Complementary to this piece is Audre Lorde’s “Uses of the Erotic: The Erotic as Power,” in which Lorde advocates for wholeness, not fracture, and the opposite of self-denial, in order to come to our full potential, empowered and not defined by external forces, aspiring to great things, of which we are confident and capable:

When I speak of the erotic, then, I speak of it as an assertion of the lifeforce of women; of that creative energy empowered, the knowledge and use of which we are now reclaiming in our language, our history, our dancing, our work, our lives.

[...]

Our erotic knowledge empowers us, becomes a lens through which we scrutinize all aspects of our existence, forcing us to evaluate those aspects honestly in terms of their relative meaning within our lives. And this is a grave responsibility, projected from within each of us, not to settle for the convenient, the shoddy, the conventionally expected, nor the merely safe.

We also just discussed Reine Arcache Melvin’s story, “The Birth,” which is complex and disturbing. We can view this narrative through the lens of both post-partum depression (a new mother finds her post-birth body grotesque, and thinks of ways of killing her newborn, which she describes as an “animality,” as a “way out”) and the limited social options for women. This narrative surely upsets our ideas of all mothers being automatically and unconditionally nurturing. My most optimistic reading of this story is as a new mother’s process of acceptance of her daughter, that she must work to arrive at that acceptance, rather than have it just be. Also, realistically and bleakly, it’s about the baby as a “weapon,” or insurance (that she and her daughter will always be provided for), against the wealthy, high status, desirable, philandering husband with whom our heroine is in a loveless marriage.

I should also add that the diverse demographics of this Pinay Lit class has added another layer to the discussion. What do others from different ethnic and cultural backgrounds find resonant? What do women of any background find resonant in these readings and discussions? What valuable things do others reading from different disciplines (i.e., nursing students on post-partum depression, or psychology majors) contribute to the discussion?

So it’s not all just feelgood session here; that would be cheap and easy, as Lorde would say, “the conventionally expected.” Still, we can and should be celebratory, but in celebrating Pinay voices, we cannot ignore what difficult things they are struggling to say.

2 thoughts on “Discussions in Pinay Lit Should Not Be All Feelgood

  1. BJ: Thank you for all the effort you have been putting into your Pinay and Filipino Literature courses.
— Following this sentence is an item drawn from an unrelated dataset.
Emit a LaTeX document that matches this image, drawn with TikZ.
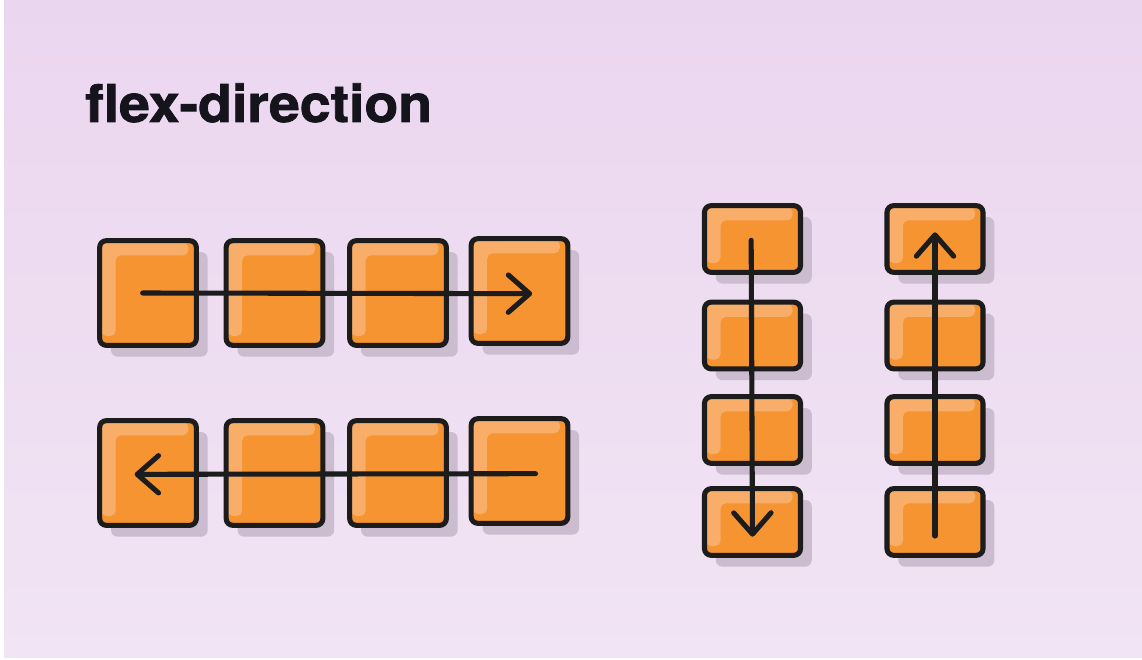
\documentclass[tikz,border=0pt]{standalone}
\usepackage{fontspec}
\setmainfont{TeX Gyre Heros}
\newfontfamily\titlefont[BoldFeatures={FakeBold=1.4}]{TeX Gyre Heros}
\usetikzlibrary{arrows.meta,shadows,calc}
\definecolor{bgtop}{HTML}{EBD6EF}
\definecolor{bgbot}{HTML}{F1E4F4}
\definecolor{boxfill}{HTML}{F59430}
\definecolor{hilite}{HTML}{F8AE68}
\definecolor{inkc}{HTML}{1C1C1C}
\definecolor{shadowc}{HTML}{CCBCD0}
\definecolor{titlec}{HTML}{15141C}
\begin{document}
\begin{tikzpicture}[
        x=0.75pt, y=-0.75pt,
        flexbox/.style={rectangle, draw=inkc, fill=boxfill, line width=3.8pt, rounded corners=5pt, inner sep=0pt,
            general shadow={fill=shadowc, draw=none, shadow xshift=8.5pt, shadow yshift=-8.5pt},
            path picture={\fill[hilite, rounded corners=4pt]
                ($(path picture bounding box.north west)+(1pt,-1pt)$) --
                ($(path picture bounding box.north east)+(-6pt,-1pt)$) -- ++(0,-10pt) --
                ($(path picture bounding box.north west)+(12pt,-11pt)$) --
                ($(path picture bounding box.south west)+(12pt,7pt)$) --
                ($(path picture bounding box.south west)+(1pt,7pt)$) -- cycle;}},
        rowbox/.style={flexbox, minimum width=72.5pt, minimum height=78.5pt},
        colbox/.style={flexbox, minimum width=72pt, minimum height=50pt},
        arrow/.style={-{Straight Barb[length=16pt, width=28pt, line width=3.8pt, round]}, draw=inkc, line width=3.8pt, line cap=round}
    ]
        % Background
        \fill[white] (0,0) rectangle (1142,660);
        \shade[top color=bgtop, bottom color=bgbot] (4,0) rectangle (1142,657);

        % Title
        \node[anchor=base west, inner sep=0pt, text=titlec, font=\titlefont\fontsize{39}{41}\selectfont\bfseries, xscale=1.065] (title) at (85,122) {flex-direction};

        % Row
        \node[rowbox] (fr1) at (148,293) {};
        \node[rowbox] (fr2) at (274.5,293) {};
        \node[rowbox] (fr3) at (398,293) {};
        \node[rowbox] (fr4) at (519.5,291) {};

        % Row reverse
        \node[rowbox] (rr1) at (148,473) {};
        \node[rowbox] (rr2) at (274.5,473) {};
        \node[rowbox] (rr3) at (398,473) {};
        \node[rowbox] (rr4) at (519.5,471) {};

        % Column
        \node[colbox] (fc1) at (752.5,239) {};
        \node[colbox] (fc2) at (752.5,335.5) {};
        \node[colbox] (fc3) at (752.5,430) {};
        \node[colbox] (fc4) at (752.5,522) {};

        % Column reverse
        \node[colbox] (cr1) at (935,239) {};
        \node[colbox] (cr2) at (935,335.5) {};
        \node[colbox] (cr3) at (935,430) {};
        \node[colbox] (cr4) at (935,522) {};

        % Arrow ends
        \coordinate (frstart) at ([xshift=-4pt]fr1.center);
        \coordinate (frend) at ([xshift=9.5pt,yshift=-2pt]fr4.center);
        \coordinate (rrstart) at ([xshift=12pt,yshift=-2pt]rr4.center);
        \coordinate (rrend) at ([xshift=-10pt,yshift=-1pt]rr1.center);
        \coordinate (fcstart) at ([xshift=-1pt,yshift=-1pt]fc1.center);
        \coordinate (fcend) at ([yshift=-11pt]fc4.center);
        \coordinate (crstart) at ([yshift=-10.5pt]cr4.center);
        \coordinate (crend) at ([yshift=5pt]cr1.center);

        \draw[arrow] (frstart) -- (frend);
        \draw[arrow] (rrstart) -- (rrend);
        \draw[arrow] (fcstart) -- (fcend);
        \draw[arrow] (crstart) -- (crend);
    \end{tikzpicture}
\end{document}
These will certainly open the eyes of the rest of the liteary world to literature written by Filipina writers. The word “erotic” in your blog reminds me of the late Poet Ophelia A. Dimalanta’s poems along this vein. I also find obliquely clever references to “desire” and some such in Luisa A. Igloria’s poems published in Dave Bonta’s Via Negativa. http://www.vianegativa.us/

  2. I enjoy your insights and articulation of them. These two points I found particularly empowering in this piece, as they affirmed impressions that I have pretty much kept to myself until now:

    1) “Dissonance”. Great word for the effect that Gilda Cordero-Fernando’s gentility in expression creates when she writes of harsh historical realities.

    2) Your feeling alien among Filipina classmates when taking a course at UP. I experienced that in reverse order! For me, born in U.S., third generation Fil-Am — journeying to the Philippines, ancestral homeland, for the very first time at 55-years-old– I felt both familiar and foreign, in that order.